Fall is in the air, and the FTC is back at it again. The oversaturated “green” market is getting a little bit of a kick from the FTC again after the Bamboo Scandal in February of 2010. The Federal Trade Commission has decided to regulate the terms many big brands have started to use in promoting their products as a green as can be.

Why the Crack Down?

This regulatory body’s efforts to reinforce meaning in the green marketplace has come after a sea of over 300 third-party certifications have been created and big brands can’t market anything without a little eco-twist. The FTC has said that their interest comes from their responsibility to hold companies responsible for the claims that they make on their packaging. A lesson learned by several retailers after the FTC exposed them as selling Rayon in place of Bamboo.

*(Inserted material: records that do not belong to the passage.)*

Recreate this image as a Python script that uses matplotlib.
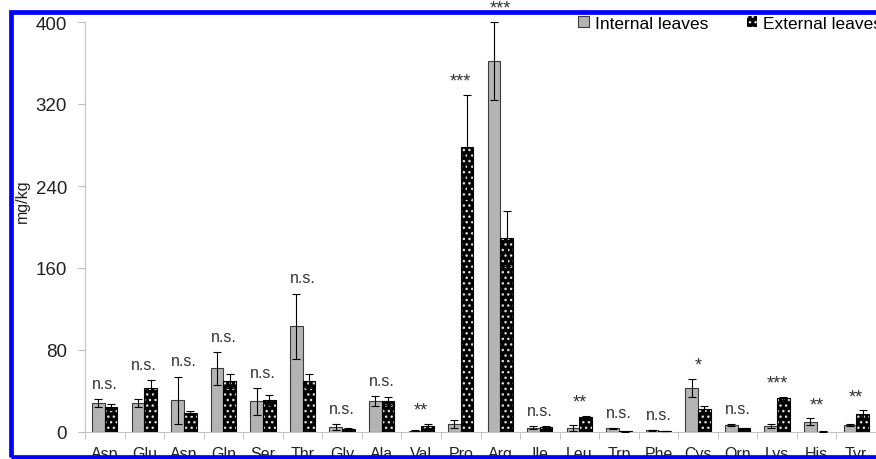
import numpy as np
import matplotlib
matplotlib.use("Agg")
import matplotlib.pyplot as plt
from matplotlib.patches import Rectangle

plt.rcParams["font.family"] = ["Liberation Sans", "DejaVu Sans"]
plt.rcParams["hatch.linewidth"] = 1.0

amino = ["Asp", "Glu", "Asn", "Gln", "Ser", "Thr", "Gly", "Ala", "Val", "Pro",
         "Arg", "Ile", "Leu", "Trp", "Phe", "Cys", "Orn", "Lys", "His", "Tyr"]
internal = [28, 28, 31, 62, 30, 103, 5, 30, 1, 8,
            362, 4, 4, 3.5, 1.5, 43, 7, 5.5, 10, 7]
internal_err = [4, 4, 23, 16, 13, 32, 3, 5, 0.5, 4,
                38, 1.5, 3, 0.5, 0.5, 9, 1, 2, 3.5, 1]
external = [24, 43, 18.5, 50, 31, 50, 2.5, 30, 6, 278,
            189, 5, 15, 0.5, 1, 22.5, 3.5, 33, 0.3, 17.5]
external_err = [3, 8, 2, 7, 5, 7, 1, 4, 2, 51,
                27, 1, 1, 0.3, 0.3, 3, 0.5, 1.5, 0.2, 3.5]
signif = ["n.s.", "n.s.", "n.s.", "n.s.", "n.s.", "n.s.", "n.s.", "n.s.", "**", "***",
          "***", "n.s.", "**", "n.s.", "n.s.", "*", "n.s.", "***", "**", "**"]

fig = plt.figure(figsize=(8.76, 4.6), dpi=100)
ax = fig.add_axes([85/876, 27/460, 791/876, 410/460])

x = np.arange(len(amino))
w = 0.32
ekw = dict(ecolor="black", elinewidth=0.8, capsize=3, capthick=0.8)

ax.bar(x - w/2, internal, w, color="#b4b4b4", edgecolor="#3a3a3a", linewidth=0.8,
       yerr=internal_err, error_kw=ekw, label="Internal leaves", zorder=2)
ax.bar(x + w/2, external, w, color="black", edgecolor="#dddddd", linewidth=0,
       hatch="...", zorder=2)
ax.bar(x + w/2, external, w, fill=False, edgecolor="black", linewidth=0.8,
       yerr=external_err, error_kw=ekw, zorder=3)
# legend proxy for the dotted black bars
ax.bar([0], [0], 0, color="black", edgecolor="#dddddd", hatch="...", linewidth=0,
       label="External leaves")

tops = np.maximum(np.array(internal) + internal_err, np.array(external) + external_err)
for i, s in enumerate(signif):
    star = s.startswith("*")
    ax.text(x[i], tops[i] + (5 if star else 8), s, ha="center", va="bottom",
            fontsize=13 if star else 11.5, color="#333333", clip_on=False, zorder=4)

ax.set_ylim(0, 400)
ax.set_yticks(np.arange(0, 401, 80))
ax.set_xlim(-0.5, 19.13)
ax.set_xticks(x)
ax.set_xticklabels(amino)
ax.set_xticks(np.arange(-0.5, 20, 1), minor=True)
ax.tick_params(axis="x", which="major", length=0, pad=10, labelsize=11.5, labelcolor="#222222")
ax.tick_params(axis="x", which="minor", length=5, color="#bbbbbb")
ax.tick_params(axis="y", length=5, color="#bbbbbb", labelsize=13.5, labelcolor="#222222", pad=8)
for side in ["top", "right"]:
    ax.spines[side].set_visible(False)
for side in ["left", "bottom"]:
    ax.spines[side].set_color("#c4c4c4")

fig.text(22/876, 1 - 201/460, "mg/kg", rotation=90, ha="center", va="center",
         fontsize=11.5, color="#222222")

ax.legend(ncol=2, frameon=False, loc="upper right", bbox_to_anchor=(882/876, 1 - 17/460),
          bbox_transform=fig.transFigure, fontsize=12.5, handlelength=0.6, handleheight=0.6,
          handletextpad=0.35, columnspacing=2.2, borderpad=0, borderaxespad=0)

# blue frame around the picture
fig.add_artist(Rectangle((10.5/876, 2.5/460), 880/876, (457.5 - 13)/460,
                         transform=fig.transFigure, fill=False, edgecolor="#0000ff",
                         linewidth=3.4, zorder=100, clip_on=False))

fig.savefig("out.png", dpi=100)
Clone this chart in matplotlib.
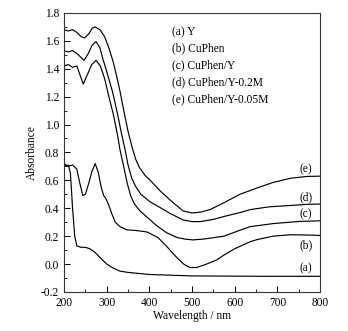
import numpy as np
import matplotlib
matplotlib.use("Agg")
import matplotlib.pyplot as plt
from matplotlib.ticker import MultipleLocator

plt.rcParams['font.family'] = ['Liberation Serif', 'DejaVu Serif']
plt.rcParams['font.size'] = 8.3

# (a) Y
wl_a = [200, 205, 210, 215, 220, 225, 230, 240, 250, 260, 270, 280, 290, 300, 310,
        330, 350, 400, 450, 500, 600, 700, 800]
abs_a = [0.72, 0.70, 0.71, 0.65, 0.40, 0.20, 0.13, 0.12, 0.12, 0.11, 0.09, 0.06, 0.03,
         0.0, -0.02, -0.05, -0.06, -0.075, -0.08, -0.085, -0.087, -0.088, -0.088]

# (b) CuPhen
wl_b = [200, 210, 220, 230, 237, 244, 250, 258, 265, 273, 280, 287, 293, 298, 305, 312,
        320, 330, 347, 370, 394, 420, 441, 460, 480, 495, 510, 530, 558, 575, 600, 636,
        652, 690, 731, 770, 800]
abs_b = [0.72, 0.70, 0.71, 0.68, 0.58, 0.49, 0.50, 0.58, 0.66, 0.72, 0.66, 0.55, 0.49,
         0.47, 0.42, 0.36, 0.30, 0.27, 0.245, 0.24, 0.23, 0.19, 0.125, 0.06, 0.0, -0.025,
         -0.025, -0.005, 0.03, 0.065, 0.11, 0.16, 0.175, 0.20, 0.21, 0.208, 0.205]

# (c) CuPhen/Y
wl_c = [200, 210, 220, 230, 238, 245, 255, 265, 275, 285, 295, 305, 315, 325, 331, 339,
        348, 356, 365, 378, 395, 415, 440, 465, 485, 502, 530, 575, 610, 636, 690, 750, 800]
abs_c = [1.42, 1.43, 1.41, 1.42, 1.35, 1.29, 1.36, 1.43, 1.46, 1.42, 1.33, 1.20, 1.08,
         0.93, 0.82, 0.71, 0.58, 0.49, 0.43, 0.38, 0.335, 0.28, 0.225, 0.19, 0.178, 0.173,
         0.18, 0.20, 0.24, 0.268, 0.29, 0.305, 0.31]

# (d) CuPhen/Y-0.2M
wl_d = [200, 210, 220, 230, 240, 247, 257, 266, 275, 284, 291, 300, 314, 325, 335, 343,
        350, 358, 367, 380, 402, 425, 450, 479, 500, 519, 550, 580, 614, 636, 680, 731,
        770, 800]
abs_d = [1.53, 1.52, 1.53, 1.51, 1.48, 1.46, 1.51, 1.57, 1.594, 1.55, 1.47, 1.38, 1.23,
         1.08, 0.93, 0.82, 0.71, 0.62, 0.56, 0.50, 0.445, 0.405, 0.36, 0.316, 0.304, 0.304,
         0.32, 0.345, 0.37, 0.39, 0.41, 0.42, 0.428, 0.43]

# (e) CuPhen/Y-0.05M
wl_e = [200, 210, 220, 230, 240, 248, 258, 266, 273, 284, 295, 305, 315, 323, 331, 340,
        350, 360, 368, 377, 390, 405, 425, 448, 479, 500, 520, 542, 575, 612, 652, 690,
        731, 770, 800]
abs_e = [1.68, 1.67, 1.68, 1.66, 1.63, 1.62, 1.65, 1.69, 1.70, 1.68, 1.63, 1.55, 1.45,
         1.35, 1.24, 1.10, 0.95, 0.83, 0.75, 0.69, 0.635, 0.59, 0.525, 0.46, 0.38, 0.366,
         0.372, 0.39, 0.44, 0.50, 0.545, 0.585, 0.615, 0.628, 0.63]

legend_lines = ['(a) Y', '(b) CuPhen', '(c) CuPhen/Y', '(d) CuPhen/Y-0.2M',
                '(e) CuPhen/Y-0.05M']
curve_tags = ['(a)', '(b)', '(c)', '(d)', '(e)']
tag_y = [-0.03, 0.137, 0.36, 0.48, 0.682]

fig = plt.figure(figsize=(3.48, 3.31), dpi=100)
ax = fig.add_axes([0.184, 0.118, 0.736, 0.843])

for wl, ab in [(wl_a, abs_a), (wl_b, abs_b), (wl_c, abs_c), (wl_d, abs_d), (wl_e, abs_e)]:
    ax.plot(wl, ab, color='black', lw=0.85)

for tag, y in zip(curve_tags, tag_y):
    ax.text(766, y, tag, ha='center', va='center')

for i, s in enumerate(legend_lines):
    ax.text(0.42, 0.932 - i * 0.06, s, transform=ax.transAxes, va='center', ha='left')

ax.set_xlim(200, 800)
ax.set_ylim(-0.2, 1.8)
ax.xaxis.set_major_locator(MultipleLocator(100))
ax.xaxis.set_minor_locator(MultipleLocator(50))
ax.yaxis.set_major_locator(MultipleLocator(0.2))
ax.yaxis.set_minor_locator(MultipleLocator(0.1))
ax.yaxis.set_major_formatter(plt.FormatStrFormatter('%.1f'))
ax.tick_params(which='both', direction='in', top=False, right=False)
ax.tick_params(which='major', length=4, width=0.7)
ax.tick_params(which='minor', length=2, width=0.6)
for sp in ax.spines.values():
    sp.set_linewidth(0.8)
    sp.set_color('#333333')

ax.set_xlabel('Wavelength / nm', labelpad=1)
ax.set_ylabel('Absorbance', labelpad=2)

fig.savefig('out.png', dpi=100)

Is it Good or Bad for Consumers?

It is too early to say. As for now, it should be a good transformation from random claims and strategic names of “The Eco Window 2000″ which has nothing to do with being eco-friendly outside of its name. As for the 300+ third-party certifiers, this information may come a little too late. Since the United States government has failed to regulate many products and claims the same way other developed nations have over the past 20 years, third party certifiers emerged as a solution to a growing problem in the US. They provided information and security in eco-claims. Now, the new FTC guidelines may make some of these certifications irrelevant, or they may even conflict with the new guidelines.

Where are these Mysterious Guidelines?

They are listed on the FTC’s website as: Guides for the Use of Environmental Marketing Campaigns found here. Check them out for yourself.

So the good news is that the US government has belatedly started to regulate environmental claims, and hopefully as third party certifiers with worthy certifications come to understand the new rules, they will work together to solve the discrepancies. It looks as though this may be the first significant step they will make in stopping the greenwashing game through regulation.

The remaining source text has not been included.